Cautious.

carol

Stories of intense romance are difficult to pin down critically, as their impact is more likely to be felt emotionally than intellectually. How much a viewer is affected by such movies is frequently personal or idiosyncratic, perhaps having to do with whether they’ve had an experience similar to the one portrayed on screen, or even fallen in love with someone who looks like one of the actors. So while the movie can meet or exceed certain objective quality benchmarks in terms of the filmmaking, its emotional impact tends to be highly subjective.

Such is the case with Todd Haynes’ Carol, a handsome portrait of two women falling in love in New York of the early 1950s, when such relationships were discussed in hushed tones if at all. Haynes has easily surpassed those technical benchmarks, as he does in each of his films. Yet his staid, restrained approach to the material leaves lots of empty space viewers may need to fill with their own experiences – or not, as the case may be.

carol

It’s the eve of President Dwight D. Eisenhower’s 1953 inauguration, and it’s also Christmastime. Heretofore heterosexually inclined Therese (Rooney Mara) spots a customer shopping at the department store where she works, and finds she can’t take her eyes off her. When the woman (Cate Blanchett) notices the gaze, she seeks out Therese’s help on a present for her daughter, later introducing herself as Carol while taking Therese out to lunch as a thank you for returning a pair of gloves she left at the checkout counter. The women experience a palpable mutual attraction, one they don’t directly acknowledge as they make a series of plans to see one another again. Carol has some history in this arena, as her previous dalliances with members of the same sex have placed her on shaky legal ground as her estranged husband (Kyle Chandler) fights for custody of their daughter. Therese has her own interested suitor (Jake Lacy) whose proposal she has yet to accept. Despite the complications it will cause them both, Carol and Therese can’t stay away from one another, and are forced to consider just how far they’re willing to take their relationship.

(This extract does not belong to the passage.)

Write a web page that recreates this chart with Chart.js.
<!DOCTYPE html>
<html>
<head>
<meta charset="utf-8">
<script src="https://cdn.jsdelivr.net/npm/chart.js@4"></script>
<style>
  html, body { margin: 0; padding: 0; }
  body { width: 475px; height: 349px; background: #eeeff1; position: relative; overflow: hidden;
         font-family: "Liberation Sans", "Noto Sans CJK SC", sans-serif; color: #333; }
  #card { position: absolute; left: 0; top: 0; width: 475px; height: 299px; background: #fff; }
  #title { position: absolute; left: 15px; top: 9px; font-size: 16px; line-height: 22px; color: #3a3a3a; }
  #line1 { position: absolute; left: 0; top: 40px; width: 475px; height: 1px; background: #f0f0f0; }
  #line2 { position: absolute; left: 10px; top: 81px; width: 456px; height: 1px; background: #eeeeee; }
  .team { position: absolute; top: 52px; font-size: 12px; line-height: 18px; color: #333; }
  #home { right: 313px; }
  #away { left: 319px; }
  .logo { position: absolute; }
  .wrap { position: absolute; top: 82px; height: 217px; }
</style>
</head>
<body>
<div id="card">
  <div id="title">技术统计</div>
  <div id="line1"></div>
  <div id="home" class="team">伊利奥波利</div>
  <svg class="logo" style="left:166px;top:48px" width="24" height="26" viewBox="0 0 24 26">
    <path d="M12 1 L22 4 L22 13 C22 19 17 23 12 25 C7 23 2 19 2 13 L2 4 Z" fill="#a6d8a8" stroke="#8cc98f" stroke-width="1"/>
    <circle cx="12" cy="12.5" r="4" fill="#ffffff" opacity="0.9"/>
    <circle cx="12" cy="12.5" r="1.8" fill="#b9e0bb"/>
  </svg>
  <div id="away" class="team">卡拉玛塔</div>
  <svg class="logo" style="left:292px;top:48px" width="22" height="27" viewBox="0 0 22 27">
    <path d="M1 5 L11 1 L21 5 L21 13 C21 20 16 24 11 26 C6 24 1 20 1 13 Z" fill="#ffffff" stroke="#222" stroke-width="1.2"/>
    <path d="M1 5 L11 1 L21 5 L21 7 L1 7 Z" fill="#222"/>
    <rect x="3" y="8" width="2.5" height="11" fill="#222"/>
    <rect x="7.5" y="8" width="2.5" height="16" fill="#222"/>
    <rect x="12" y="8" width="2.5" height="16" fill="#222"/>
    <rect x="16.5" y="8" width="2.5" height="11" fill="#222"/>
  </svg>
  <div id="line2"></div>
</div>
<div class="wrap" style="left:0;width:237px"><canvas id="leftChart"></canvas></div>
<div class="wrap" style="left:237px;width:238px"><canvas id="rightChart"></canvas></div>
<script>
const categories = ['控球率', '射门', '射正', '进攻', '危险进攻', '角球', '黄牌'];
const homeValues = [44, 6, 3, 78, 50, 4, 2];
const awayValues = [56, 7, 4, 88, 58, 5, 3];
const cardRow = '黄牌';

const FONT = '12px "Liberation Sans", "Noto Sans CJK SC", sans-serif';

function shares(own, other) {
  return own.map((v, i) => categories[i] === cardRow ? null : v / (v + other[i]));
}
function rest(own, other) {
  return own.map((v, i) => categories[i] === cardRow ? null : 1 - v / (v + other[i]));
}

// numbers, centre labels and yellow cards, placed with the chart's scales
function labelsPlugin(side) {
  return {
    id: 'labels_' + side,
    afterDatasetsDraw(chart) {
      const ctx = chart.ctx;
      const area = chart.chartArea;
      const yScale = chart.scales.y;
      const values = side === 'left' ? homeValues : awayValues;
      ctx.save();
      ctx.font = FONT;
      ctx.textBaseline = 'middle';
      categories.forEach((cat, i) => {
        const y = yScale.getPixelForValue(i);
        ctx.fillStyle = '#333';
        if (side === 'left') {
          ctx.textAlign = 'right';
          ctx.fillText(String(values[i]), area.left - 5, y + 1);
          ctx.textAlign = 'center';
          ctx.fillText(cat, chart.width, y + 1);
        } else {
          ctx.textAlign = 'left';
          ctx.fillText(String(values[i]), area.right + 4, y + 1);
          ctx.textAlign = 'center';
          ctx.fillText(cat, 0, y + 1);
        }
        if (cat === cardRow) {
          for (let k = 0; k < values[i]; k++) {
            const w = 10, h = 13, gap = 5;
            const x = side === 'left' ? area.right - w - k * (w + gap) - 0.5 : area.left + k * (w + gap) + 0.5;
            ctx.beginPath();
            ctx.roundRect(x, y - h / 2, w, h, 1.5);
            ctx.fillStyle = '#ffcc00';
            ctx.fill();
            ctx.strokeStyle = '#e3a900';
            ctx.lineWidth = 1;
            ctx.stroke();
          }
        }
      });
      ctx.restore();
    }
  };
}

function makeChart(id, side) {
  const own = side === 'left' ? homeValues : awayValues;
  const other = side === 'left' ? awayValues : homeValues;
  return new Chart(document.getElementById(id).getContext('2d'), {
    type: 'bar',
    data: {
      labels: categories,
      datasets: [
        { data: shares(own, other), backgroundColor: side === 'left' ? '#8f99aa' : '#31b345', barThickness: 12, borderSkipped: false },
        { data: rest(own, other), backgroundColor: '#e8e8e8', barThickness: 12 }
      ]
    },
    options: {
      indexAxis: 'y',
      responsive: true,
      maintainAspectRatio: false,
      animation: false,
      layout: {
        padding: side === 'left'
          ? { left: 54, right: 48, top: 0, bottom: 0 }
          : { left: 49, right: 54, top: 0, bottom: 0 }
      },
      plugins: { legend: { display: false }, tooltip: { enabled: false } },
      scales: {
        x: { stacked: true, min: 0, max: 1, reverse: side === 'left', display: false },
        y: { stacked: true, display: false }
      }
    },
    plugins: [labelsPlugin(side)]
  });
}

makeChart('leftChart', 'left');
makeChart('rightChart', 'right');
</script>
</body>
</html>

Carol is familiar territory for Haynes, whose breakthrough film was Far From Heaven, also set in the 1950s and also dealing with closeted homosexuality, though it was a man in that case. He’s quite good in this comfort zone and his eye for period detail is immaculate. What makes Carol feel less bracing, however, is that it is precisely that: a comfort zone. After Far From Heaven, Haynes shook things up with the highly original musician biopic I’m Not There, in which Blanchett also appeared as one of a half-dozen versions of Bob Dylan. Add that to a film earlier on his CV, the psychological horror Safe, and you’ve got a filmmaker who seems – or at least seemed – keen to experiment. What’s missing from Carol is that sense of adventure. Haynes surprises us this time by not surprising us.

carol

If this is well-worn ground for Haynes, so too is it for Blanchett and Mara. Blanchett has twice won Oscars for playing a variation on the type of aristocratic society woman she plays here, and it’s tempting to wonder if she seeks out that type of role too readily. Mara has also come to prominence playing the type of moon child she plays in Carol. Carol even describes Therese as being “flung from outer space,” which is surely the same thing David Fincher noticed when he cast Mara as the out-of-this-world Lisbeth Salander in The Girl With the Dragon Tattoo. So while both actresses do strong technical work that has already been rewarded with multiple nominations, it’s limited somewhat by feeling risk averse.

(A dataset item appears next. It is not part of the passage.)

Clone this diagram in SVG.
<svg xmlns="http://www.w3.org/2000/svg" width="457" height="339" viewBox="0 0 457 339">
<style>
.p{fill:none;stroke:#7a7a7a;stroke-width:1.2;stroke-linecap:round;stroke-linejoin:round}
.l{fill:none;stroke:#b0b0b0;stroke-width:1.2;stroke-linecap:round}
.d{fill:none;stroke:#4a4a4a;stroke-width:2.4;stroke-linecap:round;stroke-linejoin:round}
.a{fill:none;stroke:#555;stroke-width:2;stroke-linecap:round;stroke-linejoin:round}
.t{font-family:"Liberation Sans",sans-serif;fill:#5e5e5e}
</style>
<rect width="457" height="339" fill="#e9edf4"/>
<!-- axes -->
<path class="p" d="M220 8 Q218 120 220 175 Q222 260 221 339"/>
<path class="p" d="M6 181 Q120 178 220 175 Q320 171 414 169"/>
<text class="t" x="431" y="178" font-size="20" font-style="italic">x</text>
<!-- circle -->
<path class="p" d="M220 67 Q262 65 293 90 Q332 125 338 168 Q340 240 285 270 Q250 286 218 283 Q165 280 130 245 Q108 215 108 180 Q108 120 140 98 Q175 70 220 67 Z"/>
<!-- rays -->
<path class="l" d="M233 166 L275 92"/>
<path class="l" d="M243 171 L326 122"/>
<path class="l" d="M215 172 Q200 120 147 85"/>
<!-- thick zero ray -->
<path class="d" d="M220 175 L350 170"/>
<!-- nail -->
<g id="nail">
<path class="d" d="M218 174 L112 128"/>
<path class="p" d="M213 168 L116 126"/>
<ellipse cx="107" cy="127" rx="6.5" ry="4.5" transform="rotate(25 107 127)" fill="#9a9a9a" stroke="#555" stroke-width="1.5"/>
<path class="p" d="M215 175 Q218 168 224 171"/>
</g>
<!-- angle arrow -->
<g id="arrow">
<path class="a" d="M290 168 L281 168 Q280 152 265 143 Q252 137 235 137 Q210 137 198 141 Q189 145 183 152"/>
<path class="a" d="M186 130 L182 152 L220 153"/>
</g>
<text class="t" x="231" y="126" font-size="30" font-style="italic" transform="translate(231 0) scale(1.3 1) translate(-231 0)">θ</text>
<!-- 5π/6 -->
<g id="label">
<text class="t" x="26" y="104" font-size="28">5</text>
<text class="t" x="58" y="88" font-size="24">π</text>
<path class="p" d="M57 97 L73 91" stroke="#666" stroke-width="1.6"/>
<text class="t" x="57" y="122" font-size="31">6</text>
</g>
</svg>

Which is a shame, because the characters themselves are taking huge risks. Carol is most effective when it contemplates the society in which these women lived, in which one could actually be prevented from seeing her daughter because of questions about her moral turpitude. As marriage equality is becoming the law of the land in some parts of the world, the time has never been better to celebrate the courage of those who tried to follow their hearts when the stakes were even more staggeringly high than they are today. Carol is too subtle or mature to come across as nearly so topical as that, though. This is a movie that explores the profundities of attraction in quiet moments. It puts forth the notion that a person’s sexuality is not fixed, but rather, is at any moment susceptible to a powerful chemical reaction between two people that cannot be rationally explained. Not unlike the powerful response a viewer feels toward a movie he or she loves, the presence of which can be just as inexplicable as its absence.